Properties of Finite Nuclei

Abstract

The application of the reaction-matrix theory to the calculation of binding energies and other properties of finite nuclei is investigated. We consider ${\mathrm{O}}^{16}$ and ${\mathrm{Ca}}^{40}$. The single-particle wave functions are obtained from a self-consistent shell-model potential defined so as to minimize the total energy of the nucleus. The attractive part of the reaction matrix is derived from the long-range part of a central spin-independent potential acting in $S$ states only. We treat the nonlocality of this reaction matrix in the effective-mass approximation and the nonlocal shell-model potential is then also obtained in the similar form.
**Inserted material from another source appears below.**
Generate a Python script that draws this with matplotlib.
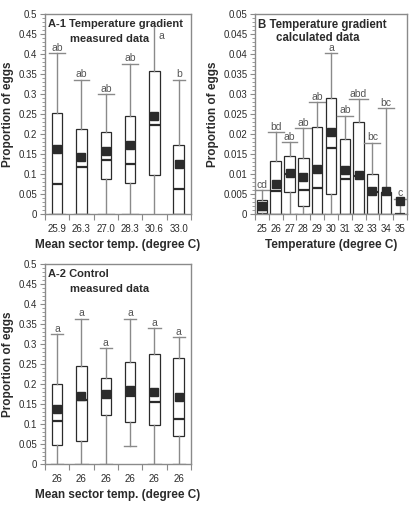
import matplotlib.pyplot as plt
from matplotlib.ticker import MultipleLocator, FixedLocator

plt.rcParams["font.family"] = ["Liberation Sans", "DejaVu Sans"]

# Panel A-1: temperature gradient, measured data
a1_labels = ["25.9", "26.3", "27.0", "28.3", "30.6", "33.0"]
a1_q1 = [0.0, 0.0, 0.087, 0.077, 0.098, 0.0]
a1_med = [0.074, 0.117, 0.134, 0.124, 0.223, 0.063]
a1_q3 = [0.252, 0.213, 0.204, 0.244, 0.358, 0.172]
a1_mean = [0.163, 0.143, 0.157, 0.172, 0.244, 0.124]
a1_lo = [0.0, 0.0, 0.0, 0.0, 0.0, 0.0]
a1_hi = [0.402, 0.336, 0.300, 0.376, 0.470, 0.336]
a1_sig = ["ab", "ab", "ab", "ab", "a", "b"]

# Panel B: temperature gradient, calculated data
b_labels = ["25", "26", "27", "28", "29", "30", "31", "32", "33", "34", "35"]
b_q1 = [0.0003, 0.0, 0.0054, 0.0020, 0.0, 0.0049, 0.0, 0.0, 0.0, 0.0, 0.0]
b_med = [0.0010, 0.0058, 0.0100, 0.0060, 0.0066, 0.0164, 0.0088, 0.0095, 0.0055, 0.0052, 0.0]
b_q3 = [0.0034, 0.0133, 0.0145, 0.0140, 0.0218, 0.0290, 0.0188, 0.0229, 0.0100, 0.0055, 0.0]
b_mean = [0.0021, 0.0074, 0.0102, 0.0093, 0.0113, 0.0205, 0.0110, 0.0098, 0.0058, 0.0058, 0.0033]
b_lo = [0.0] * 11
b_hi = [0.0060, 0.0205, 0.0180, 0.0215, 0.0280, 0.0402, 0.0246, 0.0287, 0.0178, 0.0264, 0.0038]
b_sig = ["cd", "bd", "ab", "ab", "ab", "a", "ab", "abd", "bc", "bc", "c"]

# Panel A-2: control, measured data
a2_labels = ["26", "26", "26", "26", "26", "26"]
a2_q1 = [0.047, 0.058, 0.122, 0.106, 0.098, 0.069]
a2_med = [0.107, 0.159, 0.168, 0.170, 0.155, 0.113]
a2_q3 = [0.199, 0.245, 0.216, 0.255, 0.275, 0.265]
a2_mean = [0.138, 0.169, 0.175, 0.186, 0.181, 0.168]
a2_lo = [0.0, 0.0, 0.0, 0.044, 0.0, 0.0]
a2_hi = [0.325, 0.363, 0.289, 0.363, 0.340, 0.317]
a2_sig = ["a", "a", "a", "a", "a", "a"]

DARK = "#2b2b2b"
GRAY = "#8a8a8a"
FIG_W, FIG_H = 4.18, 5.07

fig = plt.figure(figsize=(FIG_W, FIG_H), dpi=100)


def panel(rect, labels, q1, med, q3, mean, lo, hi, sig, ymax, ymajor, yminor,
          title1, title2, xlabel, side_label=None, tsize=8):
    ax = fig.add_axes(rect)
    n = len(labels)
    px_per_cat = rect[2] * FIG_W * 100 / n
    stats = []
    for i in range(n):
        stats.append(dict(q1=q1[i], med=med[i], q3=q3[i], mean=mean[i],
                          whislo=lo[i], whishi=hi[i], fliers=[]))
    capw = []
    for i, s in enumerate(sig):
        if side_label is not None and i == side_label:
            capw.append(0.0)
        else:
            capw.append((8.5 + 3.7 * len(s)) / px_per_cat)
    ax.bxp(stats, positions=range(1, n + 1), widths=10.5 / px_per_cat,
           capwidths=capw, showmeans=True, patch_artist=True,
           boxprops=dict(facecolor="white", edgecolor=DARK, linewidth=0.9),
           medianprops=dict(color=DARK, linewidth=1.6),
           whiskerprops=dict(color=GRAY, linewidth=1.0),
           capprops=dict(color=GRAY, linewidth=1.0),
           meanprops=dict(marker="s", markerfacecolor=DARK, markeredgecolor=DARK,
                          markersize=5.2))
    off = ymax * 0.002
    for i, s in enumerate(sig):
        if side_label is not None and i == side_label:
            ax.text(i + 1.3, hi[i] * 0.945, s, ha="center", va="center",
                    fontsize=7.5, color="#555555")
        else:
            ax.text(i + 1, hi[i] + off, s, ha="center", va="bottom",
                    fontsize=7.5, color="#555555")

    ax.set_xlim(0.5, n + 0.5)
    ax.set_ylim(0, ymax)
    ax.yaxis.set_major_locator(MultipleLocator(ymajor))
    ax.yaxis.set_minor_locator(MultipleLocator(yminor))
    ax.set_yticklabels([f"{v:g}" for v in ax.get_yticks()])
    ax.set_xticks(range(1, n + 1))
    ax.set_xticklabels(labels)
    ax.xaxis.set_minor_locator(FixedLocator([k + 0.5 for k in range(n + 1)]))
    ax.tick_params(axis="x", which="major", length=0, pad=7, labelsize=7, labelcolor=DARK)
    ax.tick_params(axis="x", which="minor", length=4, width=0.8, color=GRAY)
    ax.tick_params(axis="y", which="major", length=3.5, width=0.8, color=GRAY,
                   labelsize=7, labelcolor=DARK, pad=2)
    ax.tick_params(axis="y", which="minor", length=2, width=0.6, color=GRAY)
    for sp in ax.spines.values():
        sp.set_color(GRAY)
        sp.set_linewidth(1.0)
    ax.set_ylabel("Proportion of eggs", fontsize=8.5, fontweight="bold",
                  color=DARK, labelpad=3)
    ax.set_xlabel(xlabel, fontsize=8.5, fontweight="bold", color=DARK, labelpad=4)
    ax.text(0.02, 0.975, title1, transform=ax.transAxes, ha="left", va="top",
            fontsize=tsize, fontweight="bold", color=DARK)
    ax.text(title2[1], title2[2], title2[0], transform=ax.transAxes, ha="left", va="top",
            fontsize=tsize, fontweight="bold", color=DARK)
    return ax


panel([0.1077, 0.578, 0.349, 0.3945], a1_labels, a1_q1, a1_med, a1_q3, a1_mean,
      a1_lo, a1_hi, a1_sig, 0.5, 0.05, 0.01,
      "A-1 Temperature gradient", ("measured data", 0.17, 0.9),
      "Mean sector temp. (degree C)", side_label=4)

panel([0.610, 0.578, 0.3636, 0.3945], b_labels, b_q1, b_med, b_q3, b_mean,
      b_lo, b_hi, b_sig, 0.05, 0.005, 0.001,
      "B Temperature gradient", ("calculated data", 0.14, 0.912),
      "Temperature (degree C)", tsize=8.3)

panel([0.1077, 0.0848, 0.349, 0.3945], a2_labels, a2_q1, a2_med, a2_q3, a2_mean,
      a2_lo, a2_hi, a2_sig, 0.5, 0.05, 0.01,
      "A-2 Control", ("measured data", 0.17, 0.9),
      "Mean sector temp. (degree C)")

fig.savefig("out.png", dpi=100)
For the repulsive part of the reaction matrix we compare the local-density approximation of Brueckner and co-workers with a more detailed one. We find that the local-density approximation gives an underestimate of the binding by 2-2.5 MeV/nucleon. The center-of-mass correction increases the calculated binding further with 0.8 and 0.2 MeV/nucleon in ${\mathrm{O}}^{16}$ and ${\mathrm{Ca}}^{40}$, respectively. We investigate the possibility of replacing the nonlocal shell-model potential by certain local potentials. We try the harmonic oscillator and the Gaussian potentials, minimizing the energy with respect to the one parameter for the first, and the two parameters for the second. The binding differs by not more than 0.2 MeV/nucleon between these local potentials and the nonlocal self-consistent potential. In fact the local potentials often give more binding, owing to approximations necessary in the self-consistent potential in some cases.